~Kleinefragen~
Interview von 2009
Pegah Ferydoni: “Seit ich denken kann, muss ich gegen Vorurteile ankämpfen.”
In “Türkisch für Anfänger” spielt sie eine Türkin aus Überzeugung. Im Tatort am Sonntag spielte sie eine Türkin, die sich in einen Österreicher verliebt hat, obwohl ihr Vater sie in der Türkei zwangsverheiraten will.
Eigentlich ist Pegah Ferydoni Iranerin, singt und wird in diesem Jahr noch in zwei Filmen zu sehen sein.
Genug Stoff für ein paar kleinefragen.
(Frage 4 fand ich später so doof, dass ich Frage 4.1 noch nachschob, aber da Frau F. mich so schön abwatschte für die doofe vierte Frage, lass ich das mal so stehen )
1. Du wurdest in Teheran geboren, bist dann mit zwei Jahren nach Deutschland gekommen. In deinem Song “Berlin” (zu hören auf MySpace) singst du “Berlin ick liebe dir” – welche Beziehung hast du noch zum Iran?
Der Iran ist das Sehnsuchtsland meiner Eltern, es wäre ein Schock für sie zu sehen, wie sich das Land in den letzten 25 Jahren verändert hat. Der größte Teil meiner Familie lebt dort. Doch ich habe keinen Kontakt zu ihnen. Ich kenne das Land nur aus Erzählungen und aktueller Tagespresse. Daher ist Berlin so wichtig für mich. Hier bin ich aufgewachsen. Hier ist meine Heimat.

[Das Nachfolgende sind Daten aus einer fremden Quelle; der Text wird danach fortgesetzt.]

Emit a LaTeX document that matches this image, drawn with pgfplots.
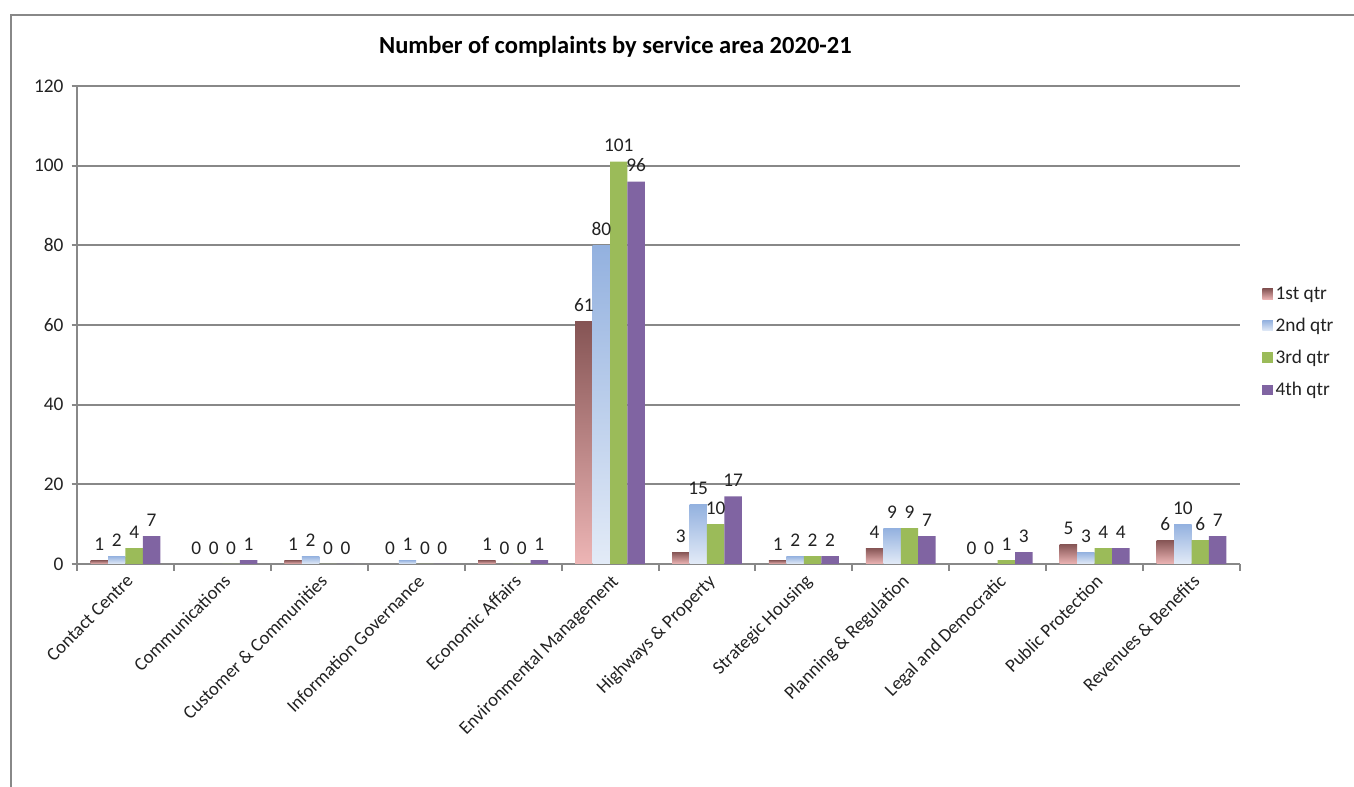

2. Du spielst in “Türkisch für Anfänger” eine Türkin. Wie unterscheidet sich eine türkische Familie von einer iranischen?
Gegenfrage: Was unterscheidet eine türkische Familie von einer deutschen? Lieben die ihre Kinder weniger? Da muss man aufpassen. Genauso wenig wie es die “die Deutschen” gibt, gibt es “die Türken”, “die Iraner” usw.
3. Wie sehr beeinflusst dein Glaube heute noch dein tägliches Leben?
Ich bin nicht “gläubig” erzogen worden, was immer das heisst. Meine Eltern stammen aus einem islamischen Kulturkreis, waren in ihrer Jugend Kommunisten, zeit ihres Lebens Atheisten und sind stolz auf die Errungenschaften der “Persischen Kultur” und die alt-iranische Religion der Zoroastren.
Die schönste Zeit meiner Kindheit habe ich im Evangelischen Kirchenchor verbracht. Ich bin Berlinerin.
4. Im aktuellen Tatort spielst du eine Tochter, die mit einem Deutschen zusammen ist aber in die Türkei Zwangsverheiratet werden soll. Was hast du für ein subjektives Gefühl, wie die Integration in Deutschland funktioniert?
Ich weiss nicht, was der Begriff “Intergration” vermitteln soll. Ich kenne nur “Dialog”.
4.1 Wie sehr nervt es dich, dass die Leute sofort den Glauben sehen, wenn jemand aus dem islamischen Kulturkreis nach Deutschland kommt und einen förmlich vorverurteilen – auch wenn man diesem Glauben genauso fern ist? Oder hast du das Gefühl, das ist gar nicht so?
Seit ich denken kann, muss ich gegen Vorurteile ankämpfen. Ich begegne ihnen seit 9/11 24/7 (;-). Manchmal treibt es mich zur Verzweiflung, manchmal möchte ich auswandern. Gerade als Schauspieler ist man Projektionsfläche. Auch wenn es etwas zynisch ist, aber ich versuche es als Kompliment zu nehmen, dass die Leute mich mit meinen Figuren verwechseln und Angst vor deren Gedanken haben.
5. Kann ein Charakter, wie Lady Bitch Ray irgendwie dabei helfen, dass sich die islamische und die christliche Kultur in Deutschland besser verstehen? Oder schämst du dich eher für diese Figur?
Um sich für jemanden zu schämen, müsste man sich mit ihm indentifizieren können. Das tu ich nicht. Jemand wie Lady Bitch Ray ist ein Medienphänomen und steht nicht für die islamische Kultur. Ich fände sie auch provokant, wenn sie “Deutsche” wär.
6. Wo können wir dich in diesem Jahr noch sehen?
Zwei Kinofilme: “Summer 1953” von Shirin Neshat und “Ayla” von Su Turhan.